Using the material below, copy every line where "Convert" appears.

**Record set:**
================================

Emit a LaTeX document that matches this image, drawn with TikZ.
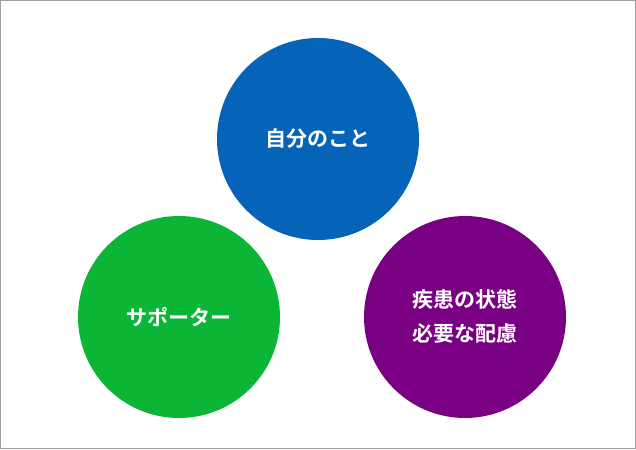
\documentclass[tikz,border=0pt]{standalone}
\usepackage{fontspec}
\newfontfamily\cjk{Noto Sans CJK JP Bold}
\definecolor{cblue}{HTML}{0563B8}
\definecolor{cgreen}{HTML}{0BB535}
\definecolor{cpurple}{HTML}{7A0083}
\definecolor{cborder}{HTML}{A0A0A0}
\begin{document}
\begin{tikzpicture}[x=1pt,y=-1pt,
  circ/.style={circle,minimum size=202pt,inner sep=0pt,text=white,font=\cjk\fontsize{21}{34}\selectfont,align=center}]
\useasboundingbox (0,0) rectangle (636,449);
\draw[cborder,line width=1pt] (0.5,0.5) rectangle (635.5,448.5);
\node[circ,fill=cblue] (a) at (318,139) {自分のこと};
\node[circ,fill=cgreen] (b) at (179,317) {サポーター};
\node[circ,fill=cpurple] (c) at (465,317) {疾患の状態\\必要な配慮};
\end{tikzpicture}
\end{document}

================================

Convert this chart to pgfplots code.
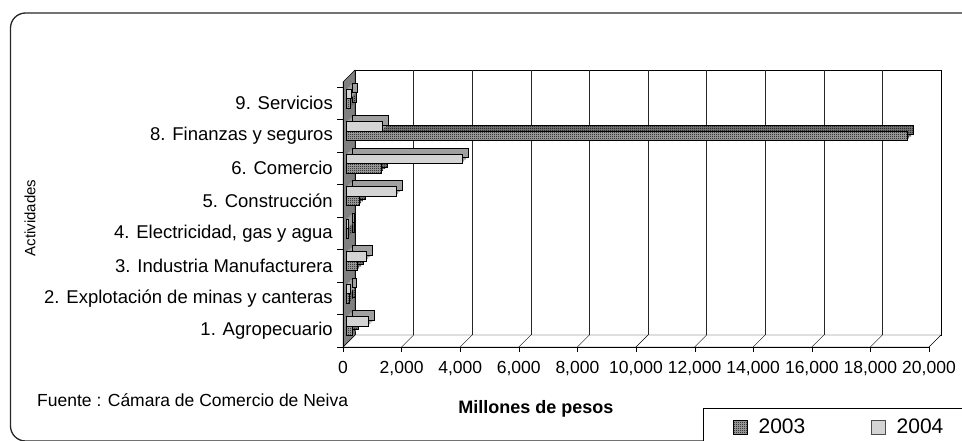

================================

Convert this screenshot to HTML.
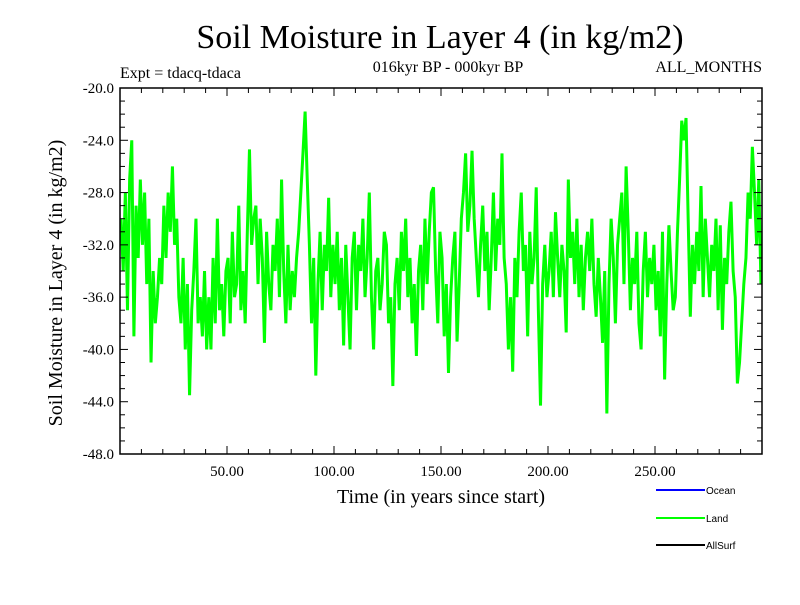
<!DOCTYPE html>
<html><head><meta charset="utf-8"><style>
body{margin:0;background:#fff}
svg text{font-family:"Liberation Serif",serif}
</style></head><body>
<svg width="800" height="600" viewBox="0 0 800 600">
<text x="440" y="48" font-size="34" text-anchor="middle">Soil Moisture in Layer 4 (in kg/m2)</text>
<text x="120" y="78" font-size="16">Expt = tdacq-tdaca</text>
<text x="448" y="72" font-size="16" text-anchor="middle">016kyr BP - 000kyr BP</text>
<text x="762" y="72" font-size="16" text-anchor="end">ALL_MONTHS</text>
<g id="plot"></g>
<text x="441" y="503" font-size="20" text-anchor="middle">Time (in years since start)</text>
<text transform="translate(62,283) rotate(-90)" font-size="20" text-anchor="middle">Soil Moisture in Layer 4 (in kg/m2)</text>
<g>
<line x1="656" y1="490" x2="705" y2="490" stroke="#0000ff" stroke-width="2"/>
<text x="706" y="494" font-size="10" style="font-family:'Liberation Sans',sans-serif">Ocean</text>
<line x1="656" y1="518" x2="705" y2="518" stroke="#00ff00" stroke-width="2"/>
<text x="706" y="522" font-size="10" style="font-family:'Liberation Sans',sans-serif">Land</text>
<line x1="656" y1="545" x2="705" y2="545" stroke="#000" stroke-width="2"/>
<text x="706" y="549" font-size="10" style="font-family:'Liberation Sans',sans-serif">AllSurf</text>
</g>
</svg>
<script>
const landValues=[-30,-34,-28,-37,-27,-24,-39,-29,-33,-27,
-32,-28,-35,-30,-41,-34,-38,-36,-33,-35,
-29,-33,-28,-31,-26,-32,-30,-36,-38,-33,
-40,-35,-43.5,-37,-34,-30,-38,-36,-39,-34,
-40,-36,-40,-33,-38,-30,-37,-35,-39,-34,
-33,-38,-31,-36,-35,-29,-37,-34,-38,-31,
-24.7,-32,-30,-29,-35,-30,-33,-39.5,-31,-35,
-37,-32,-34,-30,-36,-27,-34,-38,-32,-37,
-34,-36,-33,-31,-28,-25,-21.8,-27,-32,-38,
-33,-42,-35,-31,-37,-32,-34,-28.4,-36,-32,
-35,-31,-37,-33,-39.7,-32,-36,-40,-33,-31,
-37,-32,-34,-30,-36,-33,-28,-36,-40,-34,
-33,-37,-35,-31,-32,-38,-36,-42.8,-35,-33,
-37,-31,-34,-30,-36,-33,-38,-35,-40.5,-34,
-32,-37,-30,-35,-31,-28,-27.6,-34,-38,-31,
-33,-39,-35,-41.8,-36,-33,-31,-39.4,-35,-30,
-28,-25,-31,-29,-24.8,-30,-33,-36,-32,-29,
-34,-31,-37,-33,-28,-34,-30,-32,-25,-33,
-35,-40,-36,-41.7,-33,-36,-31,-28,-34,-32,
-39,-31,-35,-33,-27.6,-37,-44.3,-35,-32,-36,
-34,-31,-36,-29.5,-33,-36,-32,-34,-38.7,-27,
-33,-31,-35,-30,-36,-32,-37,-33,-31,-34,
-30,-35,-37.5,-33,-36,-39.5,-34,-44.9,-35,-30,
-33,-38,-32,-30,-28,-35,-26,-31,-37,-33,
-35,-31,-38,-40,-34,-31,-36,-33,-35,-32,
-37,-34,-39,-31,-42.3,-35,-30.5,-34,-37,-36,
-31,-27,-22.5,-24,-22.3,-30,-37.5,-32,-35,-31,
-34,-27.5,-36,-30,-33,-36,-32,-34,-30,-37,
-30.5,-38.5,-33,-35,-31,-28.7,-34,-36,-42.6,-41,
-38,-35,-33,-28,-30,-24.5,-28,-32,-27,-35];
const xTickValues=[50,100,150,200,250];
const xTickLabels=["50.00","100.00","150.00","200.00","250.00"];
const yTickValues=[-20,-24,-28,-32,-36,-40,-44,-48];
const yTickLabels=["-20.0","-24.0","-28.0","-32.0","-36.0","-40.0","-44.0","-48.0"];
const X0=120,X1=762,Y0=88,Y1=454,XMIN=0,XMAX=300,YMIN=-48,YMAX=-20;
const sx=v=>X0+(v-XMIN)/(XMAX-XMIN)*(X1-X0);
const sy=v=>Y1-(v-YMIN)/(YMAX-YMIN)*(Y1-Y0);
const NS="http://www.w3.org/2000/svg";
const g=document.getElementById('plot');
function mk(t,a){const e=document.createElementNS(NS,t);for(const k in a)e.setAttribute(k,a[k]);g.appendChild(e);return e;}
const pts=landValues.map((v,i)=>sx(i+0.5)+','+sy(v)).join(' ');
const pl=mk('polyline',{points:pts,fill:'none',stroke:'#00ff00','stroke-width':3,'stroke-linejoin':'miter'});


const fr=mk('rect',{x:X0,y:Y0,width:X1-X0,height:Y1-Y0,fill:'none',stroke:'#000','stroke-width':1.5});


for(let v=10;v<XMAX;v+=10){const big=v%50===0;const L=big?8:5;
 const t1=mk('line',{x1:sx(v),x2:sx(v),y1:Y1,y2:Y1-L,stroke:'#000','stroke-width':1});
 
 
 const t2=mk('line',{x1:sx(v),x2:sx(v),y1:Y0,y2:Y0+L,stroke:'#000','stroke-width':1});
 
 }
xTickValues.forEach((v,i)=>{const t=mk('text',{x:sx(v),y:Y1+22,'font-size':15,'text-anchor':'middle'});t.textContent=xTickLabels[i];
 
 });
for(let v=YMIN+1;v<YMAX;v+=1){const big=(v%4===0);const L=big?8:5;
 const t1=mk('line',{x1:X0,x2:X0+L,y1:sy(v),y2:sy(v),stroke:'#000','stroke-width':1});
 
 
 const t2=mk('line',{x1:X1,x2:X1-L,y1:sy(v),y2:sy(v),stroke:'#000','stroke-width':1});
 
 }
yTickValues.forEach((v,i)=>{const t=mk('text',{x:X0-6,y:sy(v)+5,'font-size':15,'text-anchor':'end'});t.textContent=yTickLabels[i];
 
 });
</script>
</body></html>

================================

**Result for this exercise:**
Convert this chart to pgfplots code.
Convert this screenshot to HTML.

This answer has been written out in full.